X_train: A `feature_sets` object (train/source predictors).
X_test: Optional `feature_sets` object (test/target predictors).
block_var_test: Optional integer/factor vector of length T_rec defining test/target blocks (typically runs). Used by models that do test-time CV.
target_builder: Optional function that rebuilds target-domain predictors per outer target fold. It is called with named arguments including `X_train`, `X_test`, `train_idx`, `test_idx`, `fold_id`, `block_var_test`, `n_test`, `builder_data`, and `design`; callbacks may accept only the subset they need. The return value must resolve to target predictors with the same feature/set layout as `X_train`.
target_builder_data: Optional object passed through to `target_builder` as `builder_data`.
n_test: Optional target-domain row count used when `X_test` is not supplied. If omitted, it is inferred from `X_test` or `block_var_test`.
split_by: Optional split definition passed to `mvpa_design`.

Value

An object inheriting from `mvpa_design` with class `feature_sets_design`.

Details

This mirrors the pattern used by the archived `hrfdecoder` design API: rMVPA's core infrastructure expects `mvpa_design` fields like `train_design`, `y_train`, etc. For continuous regression with external test domains, those fields are largely bookkeeping, while the actual predictors are carried explicitly as `feature_sets` objects.

Where the data live.

Predictors live on the design: `design$X_train` and `design$X_test` (both `feature_sets`).
Responses live on the dataset: `dataset$train_data` and `dataset$test_data` (TRxvoxel matrices per ROI).

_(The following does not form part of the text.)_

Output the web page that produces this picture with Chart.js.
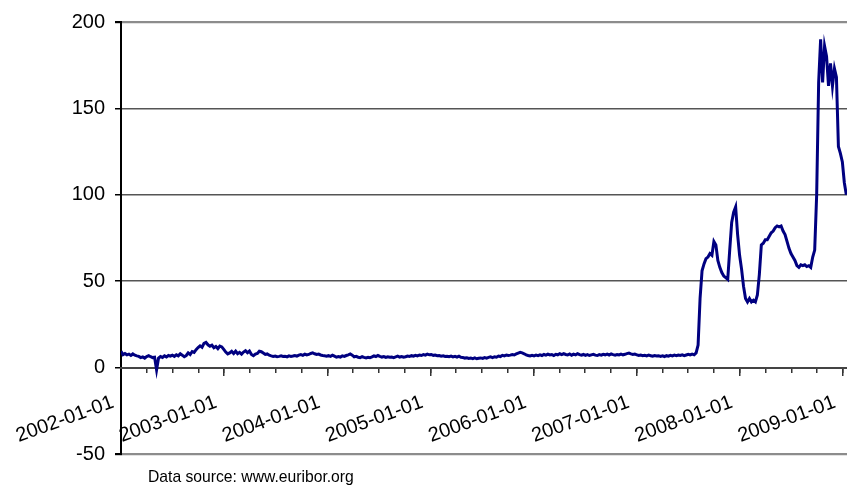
<!DOCTYPE html>
<html>
<head>
<meta charset="utf-8">
<script src="https://cdn.jsdelivr.net/npm/chart.js@4"></script>
<style>
  html, body { margin: 0; padding: 0; background: #fff; }
  #wrap { position: relative; width: 847px; height: 488px; }
  #source { position: absolute; left: 148px; top: 468px; font: 15.7px Arial, "Liberation Sans", sans-serif; color: #000; }
</style>
</head>
<body>
<div id="wrap">
  <canvas id="spreadChart" width="847" height="488"></canvas>
  <div id="source">Data source: www.euribor.org</div>
</div>
<script>
// weekly spread values, one array per year
const startYear = 2002;
const weeksPerYear = 52.18;
const xMax = 2009.04;

const spread2002 = [
  9.5, 7.5, 8.2, 7.4, 7.8, 7.0, 7.9, 7.2, 6.8, 6.5,
  5.8, 6.2, 5.5, 6.4, 6.9, 6.3, 5.8, 6.0, -1.3, 5.5,
  6.4, 5.9, 6.8, 6.2, 7.0, 6.6, 7.2, 6.5, 7.4, 6.8,
  8.0, 7.2, 6.3, 7.0, 8.5, 7.6, 9.3, 8.8, 10.4, 11.6,
  12.6, 11.8, 14.0, 14.6, 13.2, 12.4, 13.0, 11.5, 12.2, 11.0,
  12.5, 12.0
];
const spread2003 = [
  10.5, 9.0, 7.9, 8.5, 9.4, 8.2, 9.5, 8.0, 8.8, 7.8,
  9.0, 9.8, 8.6, 9.6, 7.6, 6.9, 7.8, 8.2, 9.5, 9.2,
  8.4, 7.6, 7.9, 7.2, 6.8, 6.5, 6.7, 6.3, 6.5, 6.8,
  6.4, 6.6, 6.2, 6.8, 6.5, 6.7, 7.0, 6.6, 7.2, 7.5,
  7.1, 7.8, 7.3, 7.6, 8.2, 8.5, 8.0, 7.6, 7.8, 7.3,
  7.0, 6.8
];
const spread2004 = [
  6.6, 6.9, 6.5, 7.2, 6.6, 6.0, 6.4, 6.1, 6.8, 6.5,
  7.0, 7.4, 7.9, 7.2, 6.2, 6.5, 6.0, 5.8, 6.3, 5.9,
  5.6, 6.0, 5.7, 6.2, 6.8, 6.4, 7.0, 6.5, 6.1, 6.4,
  5.9, 6.3, 6.0, 6.1, 5.8, 6.2, 6.6, 6.1, 6.4, 6.0,
  6.3, 6.7, 6.5, 6.9, 6.6, 7.1, 6.8, 7.3, 7.0, 7.5,
  7.2, 7.8
];
const spread2005 = [
  7.4, 7.6, 7.1, 7.3, 6.9, 7.0, 6.6, 6.8, 6.4, 6.6,
  6.3, 6.7, 6.2, 6.5, 6.1, 6.6, 6.0, 5.8, 5.5, 5.7,
  5.3, 5.5, 5.2, 5.6, 5.1, 5.4, 5.6, 5.3, 5.8, 5.5,
  5.9, 6.2, 5.8, 6.3, 6.0, 6.7, 6.4, 7.1, 6.8, 7.3,
  7.0, 7.2, 7.6, 7.3, 7.9, 8.4, 8.8, 8.5, 8.0, 7.4,
  7.0, 6.7
];
const spread2006 = [
  7.1, 6.8, 7.2, 6.9, 7.4, 7.0, 7.6, 7.2, 7.8, 7.3,
  7.5, 7.0, 7.7, 7.4, 8.0, 7.5, 8.1, 7.6, 7.3, 7.9,
  7.2, 7.8, 7.4, 8.1, 7.5, 7.2, 7.6, 7.1, 7.5, 7.0,
  7.4, 7.7, 7.2, 7.0, 7.5, 7.2, 7.7, 7.4, 7.8, 7.3,
  7.9, 7.5, 7.2, 7.6, 7.3, 7.8, 7.4, 7.7, 8.1, 8.4,
  7.9, 7.6
];
const spread2007 = [
  7.8, 7.4, 7.0, 7.3, 6.9, 7.1, 6.8, 7.2, 6.9, 6.6,
  7.0, 6.7, 6.9, 6.5, 6.8, 6.4, 6.9, 6.6, 7.1, 6.8,
  7.2, 6.9, 7.3, 7.0, 7.4, 6.9, 7.3, 7.7, 7.3, 7.8,
  7.4, 8.5, 13, 40, 56, 60, 63, 64, 66, 65,
  73, 71, 62, 58, 55, 53, 52, 51, 68, 84,
  90, 93
];
const spread2008 = [
  77, 65, 57, 47, 40, 38, 40, 38, 39, 38,
  42, 54, 71, 72, 74, 74, 76, 78, 79, 81,
  82, 81.5, 82, 79, 77, 73, 69, 66, 64, 62,
  59, 58, 59.5, 59, 59.5, 58.5, 59, 58, 64, 68,
  100, 165, 190, 165, 186, 180, 163, 176, 163, 173,
  168, 128, 124, 119, 107, 100
];

const yTicks = [-50, 0, 50, 100, 150, 200];

const weekly = [].concat(spread2002, spread2003, spread2004, spread2005, spread2006, spread2007, spread2008);
const points = weekly.map((v, i) => ({ x: startYear + i / weeksPerYear, y: v }));

const labelFont = { family: 'Arial, "Liberation Sans", sans-serif', size: 20 };

// rotated date labels should not shrink the plot area
const noSidePadding = (scale) => { scale.paddingLeft = 0; scale.paddingRight = 0; };

const ctx = document.getElementById('spreadChart').getContext('2d');
new Chart(ctx, {
  type: 'line',
  data: {
    datasets: [{
      data: points,
      borderColor: '#000080',
      borderWidth: 3,
      pointRadius: 0,
      tension: 0,
      fill: false
    }]
  },
  options: {
    responsive: false,
    animation: false,
    parsing: false,
    layout: { padding: { left: 0, top: 18, right: 0, bottom: 34 } },
    plugins: { legend: { display: false }, tooltip: { enabled: false } },
    scales: {
      y: {
        min: yTicks[0],
        max: yTicks[yTicks.length - 1],
        afterFit: (scale) => { scale.width = 121; },
        border: { color: '#000', width: 2 },
        grid: {
          color: (c) => {
            const v = c.tick.value;
            if (v === 200 || v === -50) return '#8c8c8c';
            if (v === 0) return '#444';
            return '#555';
          },
          lineWidth: (c) => (c.tick.value === 200 || c.tick.value === -50) ? 2.2 : 1.5,
          tickColor: '#000',
          tickLength: 6
        },
        ticks: { stepSize: 50, color: '#000', font: labelFont, padding: 10 }
      },
      x: {
        type: 'linear',
        position: { y: 0 },
        min: startYear,
        max: xMax,
        afterFit: noSidePadding,
        border: { color: '#444', width: 2 },
        grid: { drawOnChartArea: false, tickLength: 7, color: '#333', lineWidth: 1.5 },
        ticks: {
          stepSize: 1,
          includeBounds: false,
          autoSkip: false,
          minRotation: 20,
          maxRotation: 20,
          padding: 16,
          labelOffset: -8,
          color: '#000',
          font: labelFont,
          callback: (v) => Math.abs(v - Math.round(v)) < 1e-6 ? Math.round(v) + '-01-01' : ''
        }
      },
      xMinor: {
        type: 'linear',
        axis: 'x',
        position: { y: 0 },
        min: startYear,
        max: xMax,
        afterFit: noSidePadding,
        border: { display: false },
        grid: { drawOnChartArea: false, tickLength: 5, color: '#333', lineWidth: 1.5 },
        ticks: { stepSize: 0.25, includeBounds: false, autoSkip: false, callback: () => '' }
      }
    }
  }
});
</script>
</body>
</html>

cv_labels semantics. The returned object passes `cv_labels = 1:T_enc` to `mvpa_design()`. These integer indices are used only for length validation and fold-construction bookkeeping in the generic rMVPA iterators; they are not meaningful training targets. The actual predictors are carried as `design$X_train` / `design$X_test`, and models built for this design (e.g. `grouped_ridge_da_model()` / `banded_ridge_da_model()`) retrieve them from those fields rather than from `cv_labels`.

Recall blocks. `block_var_test` is stored for convenience as `design$block_var_test`. Models can use it to define blocked cross-validation on test/target time (e.g. leave-one-run-out), and fall back to contiguous folds when only a single run is present.

Fold-aware target builders. For unbiased domain-adaptation workflows, `feature_sets_design()` can store a `target_builder` callback instead of a single fixed `X_test`. The callback is invoked separately for each outer target fold and receives the source predictors plus the target train/test row indices. It must return target-side predictors in the original target row order, either as a `feature_sets` object, a numeric matrix, or a list containing `gamma`, `X`, or `X_test`. This allows upstream matching/alignment to be re-fit on target-train rows only, while held-out target rows remain untouched until evaluation.

Examples

# Train predictors (TR x features), split into named sets:
X_enc <- matrix(rnorm(20 * 8), 20, 8)
fs_enc <- feature_sets(X_enc, blocks(low = 3, sem = 5))

# Test predictors (TR x features), for example from a soft alignment:
gamma <- matrix(runif(10 * 20), 10, 20)
gamma <- gamma / rowSums(gamma)
fs_rec <- expected_features(fs_enc, gamma, drop_null = FALSE, renormalize = TRUE)

des <- feature_sets_design(fs_enc, fs_rec, block_var_test = rep(1:2, each = 5))